The Okuyuki Post Station (奥行臼駅逓所, Okuyuki-eki teisho) was a post station established in the Meiji period in the Okuyuki neighborhood of the town of Betsukai, Hokkaidō. It is one of the few survivors of a system that served as a transportation support organization in remote areas of Hokkaido, handling accommodation, horse and carriage relay services, and postal services. The site was designated a National Historic Site of Japan in 2011. The site is now at the intersection of Japan National Route 243 and Japan National Route 244.

==Overview==
The Okuyuki Post Station is located approximately 9 kilometers inland from Nemuro Bay, between Nemuro and Betsukai in eastern Hokkaido. From 1910 to 1930, it served as a junction point for routes to Betsukai (present-day Honbetsu, Bettoga, and Nishibetsu, and is the only one of the nine post stations in Bekkai Town that still exists. During the colonisation of Hokkaido under the Meiji government, post station providing services such as horse and carriage relay, accommodation, and transportation of goods were constructed in line with the settlement of inland areas and the development of roads, reaching its peak during the Taishō period, with 270 stations in 1921. Subsequently, as settlements formed in the colonized areas and urbanization progressed, and as railways and private facilities were developed, the role of these post stations diminished, and their number decreased, until they were completely abolished in 1947. Okuyuki-Usu (the name of the hamlet where the post station was located), saw the beginning of Japanese settlement after 1897, becoming a region whose main industries were charcoal production utilizing the primeval forests and livestock farming utilizing the vast cultivated land.
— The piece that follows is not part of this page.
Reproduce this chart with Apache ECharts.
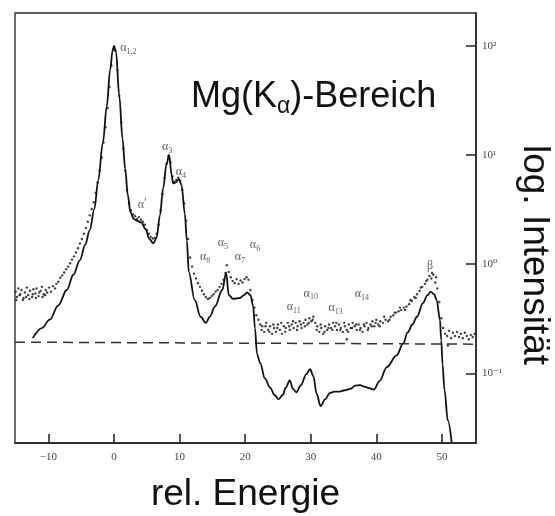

Fujijirō Yamazaki (1860–1940), who became the post station manager when the station was established in 1910, settled in Okuyuki-Usu, leased a vast area of undeveloped land, and managed a livestock farm, later becoming a prominent figure and a large ranch owner with over 200 horses. The former Okuyuki-Usu post station served as a relay station connecting the coastal and inland areas of Nemuro and Betsukai. Yamazaki's house was used as the post station building, and in 1920, a two-story hip-roofed extension was added as a guest room. However, with the opening of the Nemuro Main Line of the colonial railway in 1925 its necessity gradually diminished, and it was abolished in 1930. After its closure as a post station, it continued to operate as an inn managed by the Yamazaki family, and this continued until the post-war period.

One station building, two stables, and two warehouses remain, serving as reminders of the post station era. The station building is a two-story wooden structure with a hipped roof (partially gabled). The surrounding area features old roads and pastures dating back to the post station era, preserving the historical landscape of the time. Numerous documents and furnishings from the post station era also remain. In 2021, the Betsukai Town Board of Education decided on a plan to develop approximately 23 hectares, where the former Okuusubetsu Post Station, the former Japanese National Railways Okuusubetsu Station (Town-designated Cultural Property), and the former Okuusubetsu stop on the Betsukai Village-operated Furen Line (Town-designated Cultural Property) are concentrated, into the "Okuusubetsu Historical Site Park".

It is approximately 18 minutes by car from Attoko Station on the JR Hokkaidō Nemuro Main Line.